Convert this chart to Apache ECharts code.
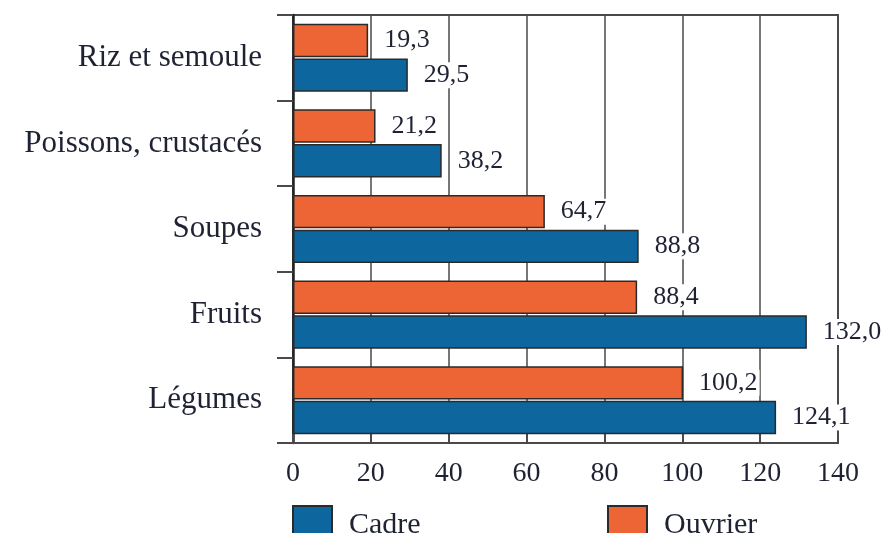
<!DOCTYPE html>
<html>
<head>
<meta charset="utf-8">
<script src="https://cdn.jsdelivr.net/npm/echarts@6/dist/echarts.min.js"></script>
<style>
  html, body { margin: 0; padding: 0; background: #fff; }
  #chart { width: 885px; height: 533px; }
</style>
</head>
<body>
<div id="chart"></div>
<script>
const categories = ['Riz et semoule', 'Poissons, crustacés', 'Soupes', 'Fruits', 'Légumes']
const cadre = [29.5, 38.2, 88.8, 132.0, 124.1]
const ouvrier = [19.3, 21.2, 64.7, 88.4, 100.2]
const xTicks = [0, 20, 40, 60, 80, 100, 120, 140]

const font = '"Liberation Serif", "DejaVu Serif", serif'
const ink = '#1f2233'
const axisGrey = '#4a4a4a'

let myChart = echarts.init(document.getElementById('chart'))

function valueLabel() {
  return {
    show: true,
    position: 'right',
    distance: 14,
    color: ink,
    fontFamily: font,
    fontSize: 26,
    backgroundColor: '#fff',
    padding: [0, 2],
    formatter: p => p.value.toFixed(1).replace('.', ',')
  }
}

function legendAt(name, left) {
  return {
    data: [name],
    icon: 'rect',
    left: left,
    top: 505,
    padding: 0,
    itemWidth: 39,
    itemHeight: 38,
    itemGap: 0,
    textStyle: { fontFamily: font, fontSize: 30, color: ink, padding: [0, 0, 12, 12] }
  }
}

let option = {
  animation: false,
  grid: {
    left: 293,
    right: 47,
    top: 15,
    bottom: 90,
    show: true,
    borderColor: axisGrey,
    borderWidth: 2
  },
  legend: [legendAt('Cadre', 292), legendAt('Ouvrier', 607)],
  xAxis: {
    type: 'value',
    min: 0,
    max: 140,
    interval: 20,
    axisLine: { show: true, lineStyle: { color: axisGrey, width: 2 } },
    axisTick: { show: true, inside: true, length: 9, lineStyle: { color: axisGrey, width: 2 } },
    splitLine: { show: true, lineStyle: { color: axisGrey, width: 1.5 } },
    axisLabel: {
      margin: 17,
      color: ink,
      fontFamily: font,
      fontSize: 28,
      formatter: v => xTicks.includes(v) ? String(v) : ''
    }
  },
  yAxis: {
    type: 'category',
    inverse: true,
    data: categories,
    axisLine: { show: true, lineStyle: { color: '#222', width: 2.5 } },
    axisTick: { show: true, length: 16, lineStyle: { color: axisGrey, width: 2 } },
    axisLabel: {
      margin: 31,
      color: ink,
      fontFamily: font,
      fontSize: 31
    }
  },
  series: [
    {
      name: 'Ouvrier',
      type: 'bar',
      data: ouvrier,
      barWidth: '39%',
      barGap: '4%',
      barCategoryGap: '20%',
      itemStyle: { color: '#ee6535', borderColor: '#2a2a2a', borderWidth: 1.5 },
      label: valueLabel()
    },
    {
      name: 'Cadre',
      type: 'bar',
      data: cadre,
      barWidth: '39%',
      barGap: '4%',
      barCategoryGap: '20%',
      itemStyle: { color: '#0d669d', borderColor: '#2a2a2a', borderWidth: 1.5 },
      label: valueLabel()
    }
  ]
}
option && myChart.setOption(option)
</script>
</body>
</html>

------------------------------------------------

§ **THE REQUEST**
Copy the whole listing above word for word but do not carry over the pictures.

§ **RESULT**
Convert this chart to Apache ECharts code.
<!DOCTYPE html>
<html>
<head>
<meta charset="utf-8">
<script src="https://cdn.jsdelivr.net/npm/echarts@6/dist/echarts.min.js"></script>
<style>
  html, body { margin: 0; padding: 0; background: #fff; }
  #chart { width: 885px; height: 533px; }
</style>
</head>
<body>
<div id="chart"></div>
<script>
const categories = ['Riz et semoule', 'Poissons, crustacés', 'Soupes', 'Fruits', 'Légumes']
const cadre = [29.5, 38.2, 88.8, 132.0, 124.1]
const ouvrier = [19.3, 21.2, 64.7, 88.4, 100.2]
const xTicks = [0, 20, 40, 60, 80, 100, 120, 140]

const font = '"Liberation Serif", "DejaVu Serif", serif'
const ink = '#1f2233'
const axisGrey = '#4a4a4a'

let myChart = echarts.init(document.getElementById('chart'))

function valueLabel() {
  return {
    show: true,
    position: 'right',
    distance: 14,
    color: ink,
    fontFamily: font,
    fontSize: 26,
    backgroundColor: '#fff',
    padding: [0, 2],
    formatter: p => p.value.toFixed(1).replace('.', ',')
  }
}

function legendAt(name, left) {
  return {
    data: [name],
    icon: 'rect',
    left: left,
    top: 505,
    padding: 0,
    itemWidth: 39,
    itemHeight: 38,
    itemGap: 0,
    textStyle: { fontFamily: font, fontSize: 30, color: ink, padding: [0, 0, 12, 12] }
  }
}

let option = {
  animation: false,
  grid: {
    left: 293,
    right: 47,
    top: 15,
    bottom: 90,
    show: true,
    borderColor: axisGrey,
    borderWidth: 2
  },
  legend: [legendAt('Cadre', 292), legendAt('Ouvrier', 607)],
  xAxis: {
    type: 'value',
    min: 0,
    max: 140,
    interval: 20,
    axisLine: { show: true, lineStyle: { color: axisGrey, width: 2 } },
    axisTick: { show: true, inside: true, length: 9, lineStyle: { color: axisGrey, width: 2 } },
    splitLine: { show: true, lineStyle: { color: axisGrey, width: 1.5 } },
    axisLabel: {
      margin: 17,
      color: ink,
      fontFamily: font,
      fontSize: 28,
      formatter: v => xTicks.includes(v) ? String(v) : ''
    }
  },
  yAxis: {
    type: 'category',
    inverse: true,
    data: categories,
    axisLine: { show: true, lineStyle: { color: '#222', width: 2.5 } },
    axisTick: { show: true, length: 16, lineStyle: { color: axisGrey, width: 2 } },
    axisLabel: {
      margin: 31,
      color: ink,
      fontFamily: font,
      fontSize: 31
    }
  },
  series: [
    {
      name: 'Ouvrier',
      type: 'bar',
      data: ouvrier,
      barWidth: '39%',
      barGap: '4%',
      barCategoryGap: '20%',
      itemStyle: { color: '#ee6535', borderColor: '#2a2a2a', borderWidth: 1.5 },
      label: valueLabel()
    },
    {
      name: 'Cadre',
      type: 'bar',
      data: cadre,
      barWidth: '39%',
      barGap: '4%',
      barCategoryGap: '20%',
      itemStyle: { color: '#0d669d', borderColor: '#2a2a2a', borderWidth: 1.5 },
      label: valueLabel()
    }
  ]
}
option && myChart.setOption(option)
</script>
</body>
</html>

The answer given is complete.